Wednesday, March 7, 2012

Sweet Corn Soup

I made this on Saturday for my daughter's birthday lunch at her request and it turned out great. I have never had this soup but it was a favorite for Val at Chili's so I tried to recreate it for her. She assured me that this was pretty close and I thought it was a really good soup so here it is.

Copycat Chili's Sweet Corn Soup
Adapted from

1 tablespoon olive oil
1 medium onion, chopped
1 garlic clove, crushed
4 cups chicken stock
1 cup frozen corn kernels
1 (15-ounce) can creamed corn
1 medium potato, chopped coarsely
1/4 cup heavy cream
White pepper
Plain corn chips (optional)
Ground black pepper (optional)
2 tablespoons fresh chives, chopped (optional)

Heat the oil in a large saucepan, add the onion and garlic and cook, stirring, over medium heat until soft.

Add the stock, creamed corn and potato.

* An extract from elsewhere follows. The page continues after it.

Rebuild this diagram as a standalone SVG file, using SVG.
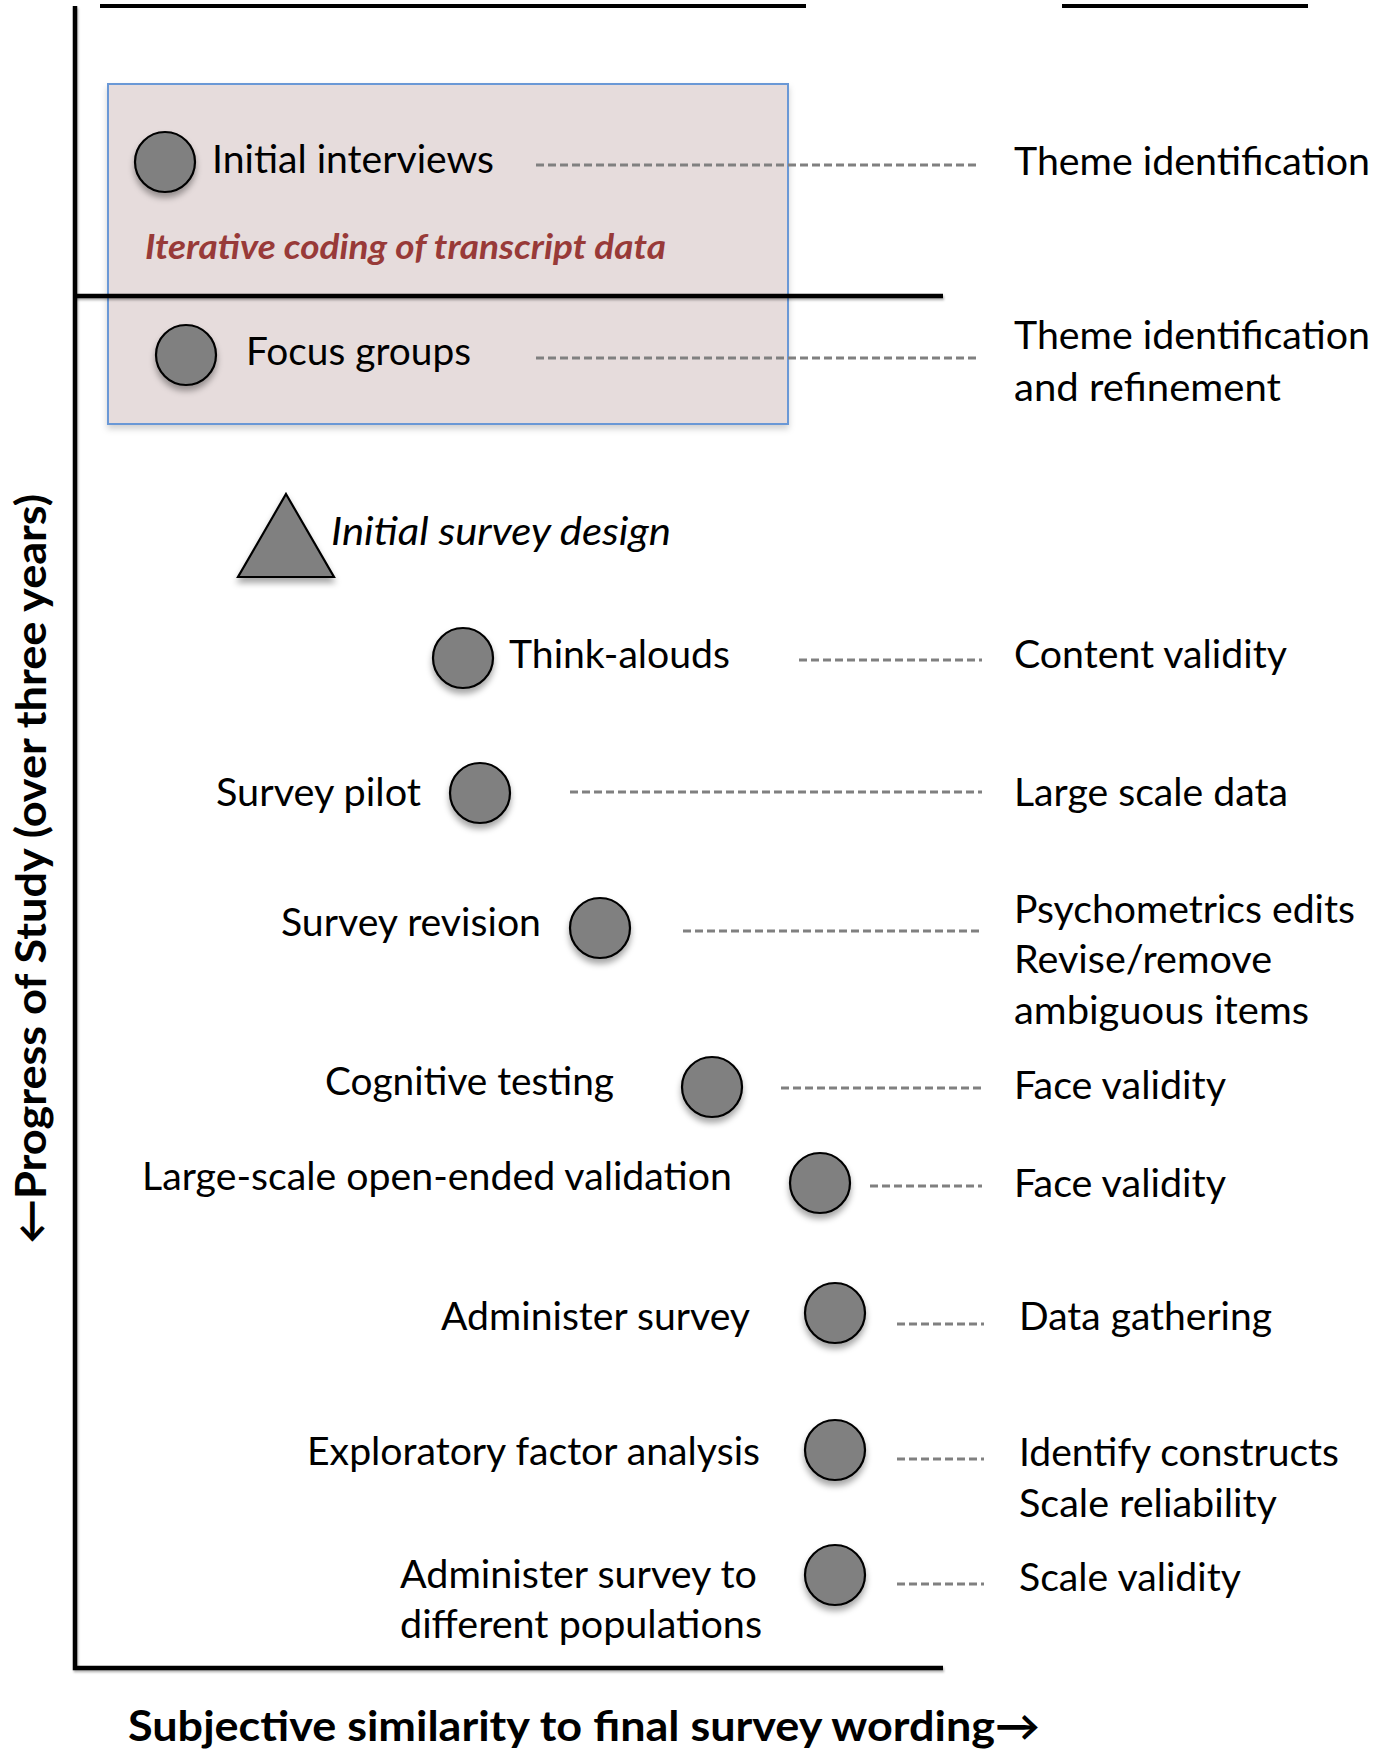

Bring to a boil then simmer, uncovered for about 15 minutes or until the potato is soft.

Blend or process the soup until smooth adding white pepper to taste.

Return the soup to the same pan then stir in the remaining corn and cream. Stir over low heat until corn is tender.

Serve soup topped with any or all of the optional ingredients.